Search the records for the word "this" and report each line that has it.

___ DATA SECTION ___

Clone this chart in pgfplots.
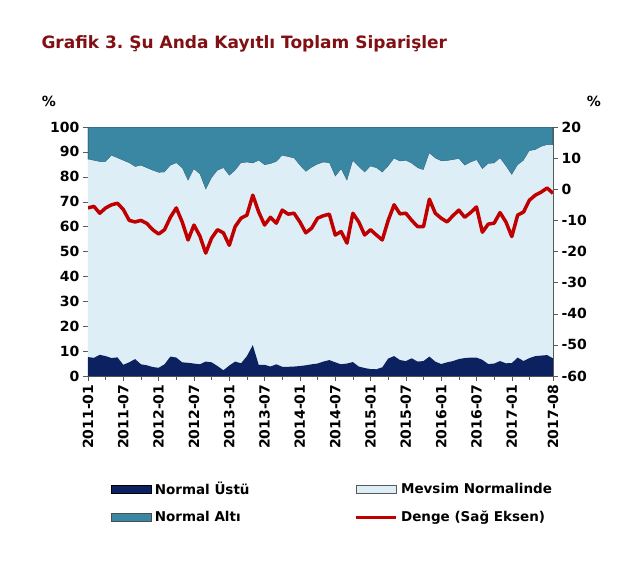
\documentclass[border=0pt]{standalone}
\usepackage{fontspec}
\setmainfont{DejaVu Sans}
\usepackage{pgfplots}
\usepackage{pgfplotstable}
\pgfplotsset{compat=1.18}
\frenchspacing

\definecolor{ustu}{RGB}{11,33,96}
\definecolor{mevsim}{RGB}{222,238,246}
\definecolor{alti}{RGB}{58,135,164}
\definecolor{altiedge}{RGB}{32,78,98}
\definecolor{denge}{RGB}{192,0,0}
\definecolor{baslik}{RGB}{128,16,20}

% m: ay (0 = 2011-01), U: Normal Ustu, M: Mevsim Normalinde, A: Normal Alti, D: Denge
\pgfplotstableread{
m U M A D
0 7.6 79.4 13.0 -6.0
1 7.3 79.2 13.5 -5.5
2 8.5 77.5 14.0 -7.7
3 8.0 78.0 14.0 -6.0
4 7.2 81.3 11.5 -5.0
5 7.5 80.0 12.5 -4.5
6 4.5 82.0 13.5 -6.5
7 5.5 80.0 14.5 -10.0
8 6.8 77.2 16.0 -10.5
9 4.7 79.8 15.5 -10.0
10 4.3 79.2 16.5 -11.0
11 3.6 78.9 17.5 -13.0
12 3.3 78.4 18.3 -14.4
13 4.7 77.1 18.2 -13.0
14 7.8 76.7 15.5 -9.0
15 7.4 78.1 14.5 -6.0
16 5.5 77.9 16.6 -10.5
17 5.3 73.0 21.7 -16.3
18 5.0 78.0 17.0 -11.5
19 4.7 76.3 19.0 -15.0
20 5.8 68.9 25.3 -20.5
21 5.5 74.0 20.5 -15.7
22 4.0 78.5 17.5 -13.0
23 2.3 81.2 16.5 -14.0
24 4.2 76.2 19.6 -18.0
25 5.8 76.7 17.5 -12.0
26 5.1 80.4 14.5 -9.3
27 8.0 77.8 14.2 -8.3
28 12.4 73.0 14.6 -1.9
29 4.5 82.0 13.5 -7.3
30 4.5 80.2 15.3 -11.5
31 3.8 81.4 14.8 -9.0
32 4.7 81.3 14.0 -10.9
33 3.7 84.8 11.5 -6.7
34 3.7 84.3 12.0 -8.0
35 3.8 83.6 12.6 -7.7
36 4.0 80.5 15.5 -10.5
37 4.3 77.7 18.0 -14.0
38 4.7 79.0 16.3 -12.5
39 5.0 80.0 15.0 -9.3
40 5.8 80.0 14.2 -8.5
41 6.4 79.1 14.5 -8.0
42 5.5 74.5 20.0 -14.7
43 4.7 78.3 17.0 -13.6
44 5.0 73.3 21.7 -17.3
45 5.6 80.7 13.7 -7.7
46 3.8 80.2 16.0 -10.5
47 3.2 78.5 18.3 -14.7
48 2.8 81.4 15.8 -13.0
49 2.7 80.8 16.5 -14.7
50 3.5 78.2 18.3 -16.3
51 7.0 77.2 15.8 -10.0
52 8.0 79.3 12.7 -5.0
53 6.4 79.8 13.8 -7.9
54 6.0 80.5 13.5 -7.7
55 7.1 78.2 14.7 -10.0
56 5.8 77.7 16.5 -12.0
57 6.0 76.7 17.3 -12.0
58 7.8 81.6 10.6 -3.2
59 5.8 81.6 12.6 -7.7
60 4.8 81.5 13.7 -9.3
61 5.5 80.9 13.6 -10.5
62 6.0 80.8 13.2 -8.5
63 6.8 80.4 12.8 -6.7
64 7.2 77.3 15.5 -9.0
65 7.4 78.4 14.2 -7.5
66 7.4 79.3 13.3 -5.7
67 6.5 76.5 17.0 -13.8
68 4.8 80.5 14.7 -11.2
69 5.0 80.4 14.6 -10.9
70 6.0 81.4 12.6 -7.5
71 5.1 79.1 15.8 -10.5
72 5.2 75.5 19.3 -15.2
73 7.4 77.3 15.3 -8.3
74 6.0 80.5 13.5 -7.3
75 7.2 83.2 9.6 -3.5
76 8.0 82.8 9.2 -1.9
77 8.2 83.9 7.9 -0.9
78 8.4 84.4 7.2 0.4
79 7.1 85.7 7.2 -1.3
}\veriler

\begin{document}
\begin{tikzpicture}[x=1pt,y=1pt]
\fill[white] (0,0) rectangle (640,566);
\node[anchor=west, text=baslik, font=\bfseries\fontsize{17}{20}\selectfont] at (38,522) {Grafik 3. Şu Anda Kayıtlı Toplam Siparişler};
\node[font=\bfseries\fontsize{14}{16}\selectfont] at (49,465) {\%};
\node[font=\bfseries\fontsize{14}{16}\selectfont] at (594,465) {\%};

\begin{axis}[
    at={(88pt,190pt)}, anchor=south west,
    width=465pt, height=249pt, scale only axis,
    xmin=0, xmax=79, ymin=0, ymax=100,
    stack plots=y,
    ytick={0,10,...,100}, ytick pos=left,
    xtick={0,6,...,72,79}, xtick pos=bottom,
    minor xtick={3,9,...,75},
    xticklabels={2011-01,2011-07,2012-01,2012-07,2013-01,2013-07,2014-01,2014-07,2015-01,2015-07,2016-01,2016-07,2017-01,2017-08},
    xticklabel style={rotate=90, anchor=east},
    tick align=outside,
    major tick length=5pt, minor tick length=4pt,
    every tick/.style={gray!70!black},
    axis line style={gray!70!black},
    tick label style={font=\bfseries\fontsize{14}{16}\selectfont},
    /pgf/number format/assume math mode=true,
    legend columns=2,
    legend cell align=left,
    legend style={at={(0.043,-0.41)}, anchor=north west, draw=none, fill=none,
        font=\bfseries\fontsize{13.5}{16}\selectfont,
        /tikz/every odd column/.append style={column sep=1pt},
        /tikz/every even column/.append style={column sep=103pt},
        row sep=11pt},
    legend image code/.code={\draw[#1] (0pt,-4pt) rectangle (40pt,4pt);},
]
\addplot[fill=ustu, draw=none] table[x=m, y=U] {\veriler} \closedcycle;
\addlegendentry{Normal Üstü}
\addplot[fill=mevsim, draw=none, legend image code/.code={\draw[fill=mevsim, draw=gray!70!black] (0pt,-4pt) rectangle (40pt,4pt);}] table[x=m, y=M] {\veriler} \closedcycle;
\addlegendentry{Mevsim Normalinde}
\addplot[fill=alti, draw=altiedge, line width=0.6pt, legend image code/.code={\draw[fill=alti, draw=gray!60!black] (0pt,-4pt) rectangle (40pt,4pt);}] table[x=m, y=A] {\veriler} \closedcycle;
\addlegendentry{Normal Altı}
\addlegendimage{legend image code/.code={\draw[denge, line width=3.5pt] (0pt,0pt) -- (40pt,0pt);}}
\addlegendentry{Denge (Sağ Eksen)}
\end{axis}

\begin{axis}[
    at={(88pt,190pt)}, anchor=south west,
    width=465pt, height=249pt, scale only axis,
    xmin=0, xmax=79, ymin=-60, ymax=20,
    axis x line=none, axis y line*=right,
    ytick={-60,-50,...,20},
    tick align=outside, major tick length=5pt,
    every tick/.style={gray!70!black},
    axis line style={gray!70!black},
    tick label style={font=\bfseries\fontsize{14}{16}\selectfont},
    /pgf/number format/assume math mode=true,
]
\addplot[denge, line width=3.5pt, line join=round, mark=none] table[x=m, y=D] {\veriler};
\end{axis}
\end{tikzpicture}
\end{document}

___
___ DATA SECTION ___

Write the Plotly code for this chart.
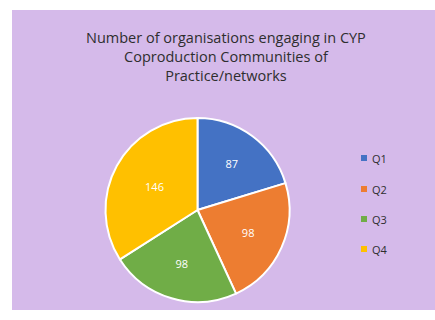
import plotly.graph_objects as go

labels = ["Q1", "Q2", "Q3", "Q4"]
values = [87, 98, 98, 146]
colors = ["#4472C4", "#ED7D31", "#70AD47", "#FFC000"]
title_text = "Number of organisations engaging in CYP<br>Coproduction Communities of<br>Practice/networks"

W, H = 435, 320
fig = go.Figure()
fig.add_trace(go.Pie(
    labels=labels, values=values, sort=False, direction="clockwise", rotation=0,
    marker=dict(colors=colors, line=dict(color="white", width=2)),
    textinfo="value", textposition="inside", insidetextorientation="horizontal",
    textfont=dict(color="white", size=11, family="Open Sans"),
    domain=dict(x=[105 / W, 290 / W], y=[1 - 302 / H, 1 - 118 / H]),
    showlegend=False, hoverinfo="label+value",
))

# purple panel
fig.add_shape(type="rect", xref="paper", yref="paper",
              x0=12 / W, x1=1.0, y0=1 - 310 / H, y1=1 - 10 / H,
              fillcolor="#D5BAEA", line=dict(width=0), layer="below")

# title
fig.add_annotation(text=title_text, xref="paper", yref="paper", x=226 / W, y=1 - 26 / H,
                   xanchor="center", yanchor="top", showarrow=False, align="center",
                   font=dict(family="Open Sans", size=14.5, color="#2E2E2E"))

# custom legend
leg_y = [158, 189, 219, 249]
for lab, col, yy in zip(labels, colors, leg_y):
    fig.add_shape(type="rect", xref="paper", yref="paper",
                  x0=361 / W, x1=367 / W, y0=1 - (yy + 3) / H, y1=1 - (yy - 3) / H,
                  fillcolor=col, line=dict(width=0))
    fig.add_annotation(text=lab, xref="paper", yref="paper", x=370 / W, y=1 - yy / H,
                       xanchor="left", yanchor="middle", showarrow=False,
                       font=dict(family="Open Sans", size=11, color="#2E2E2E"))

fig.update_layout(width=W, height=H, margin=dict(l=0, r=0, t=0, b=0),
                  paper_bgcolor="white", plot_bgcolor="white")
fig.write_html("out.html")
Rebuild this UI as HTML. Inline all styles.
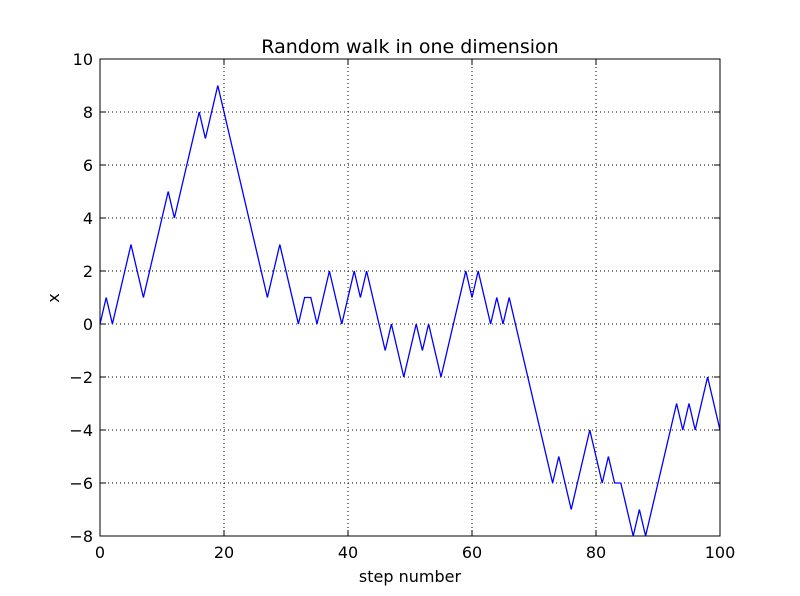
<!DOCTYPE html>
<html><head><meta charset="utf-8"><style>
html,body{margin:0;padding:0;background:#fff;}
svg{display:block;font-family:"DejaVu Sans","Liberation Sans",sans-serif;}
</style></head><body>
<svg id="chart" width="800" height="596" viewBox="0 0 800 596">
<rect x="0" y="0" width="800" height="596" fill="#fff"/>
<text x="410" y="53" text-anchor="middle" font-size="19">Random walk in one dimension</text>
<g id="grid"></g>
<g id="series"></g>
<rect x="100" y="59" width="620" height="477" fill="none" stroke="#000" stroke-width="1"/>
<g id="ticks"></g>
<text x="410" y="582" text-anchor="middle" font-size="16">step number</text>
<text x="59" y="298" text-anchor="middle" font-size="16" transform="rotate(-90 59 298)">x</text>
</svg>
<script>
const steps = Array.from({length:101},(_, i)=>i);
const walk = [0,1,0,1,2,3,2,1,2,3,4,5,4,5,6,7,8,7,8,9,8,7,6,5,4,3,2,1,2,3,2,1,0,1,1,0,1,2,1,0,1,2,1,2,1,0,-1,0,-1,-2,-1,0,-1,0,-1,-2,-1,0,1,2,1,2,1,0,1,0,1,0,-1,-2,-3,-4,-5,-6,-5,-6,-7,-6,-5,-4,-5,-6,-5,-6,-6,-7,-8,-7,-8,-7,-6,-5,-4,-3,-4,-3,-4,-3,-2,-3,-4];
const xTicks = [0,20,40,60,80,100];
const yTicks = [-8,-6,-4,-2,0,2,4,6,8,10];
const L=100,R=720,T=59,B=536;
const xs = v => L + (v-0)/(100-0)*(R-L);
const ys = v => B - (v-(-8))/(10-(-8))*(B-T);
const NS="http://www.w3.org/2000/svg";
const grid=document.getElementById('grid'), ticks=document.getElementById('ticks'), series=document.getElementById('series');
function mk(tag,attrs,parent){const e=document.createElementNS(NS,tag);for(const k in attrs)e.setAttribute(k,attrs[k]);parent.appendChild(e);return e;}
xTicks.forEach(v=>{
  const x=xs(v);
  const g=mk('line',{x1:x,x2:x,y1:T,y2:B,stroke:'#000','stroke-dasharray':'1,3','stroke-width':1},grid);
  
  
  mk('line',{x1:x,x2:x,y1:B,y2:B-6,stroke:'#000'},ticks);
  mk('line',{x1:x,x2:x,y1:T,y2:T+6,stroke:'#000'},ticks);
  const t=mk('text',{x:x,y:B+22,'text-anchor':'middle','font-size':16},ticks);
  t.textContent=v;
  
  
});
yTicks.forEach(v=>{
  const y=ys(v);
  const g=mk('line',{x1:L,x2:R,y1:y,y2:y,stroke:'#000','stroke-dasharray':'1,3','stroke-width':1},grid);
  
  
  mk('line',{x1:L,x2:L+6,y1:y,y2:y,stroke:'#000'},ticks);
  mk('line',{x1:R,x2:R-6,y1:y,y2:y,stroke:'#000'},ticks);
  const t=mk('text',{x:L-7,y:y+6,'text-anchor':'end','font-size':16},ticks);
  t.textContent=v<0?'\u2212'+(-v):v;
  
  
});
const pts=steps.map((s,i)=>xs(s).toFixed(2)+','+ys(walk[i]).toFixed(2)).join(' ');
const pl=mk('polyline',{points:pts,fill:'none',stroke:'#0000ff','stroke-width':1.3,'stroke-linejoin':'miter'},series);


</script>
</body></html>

___

**RESPONSE TO THE EXERCISE:**
Clone this chart in pgfplots.
Write the Plotly code for this chart.
Rebuild this UI as HTML. Inline all styles.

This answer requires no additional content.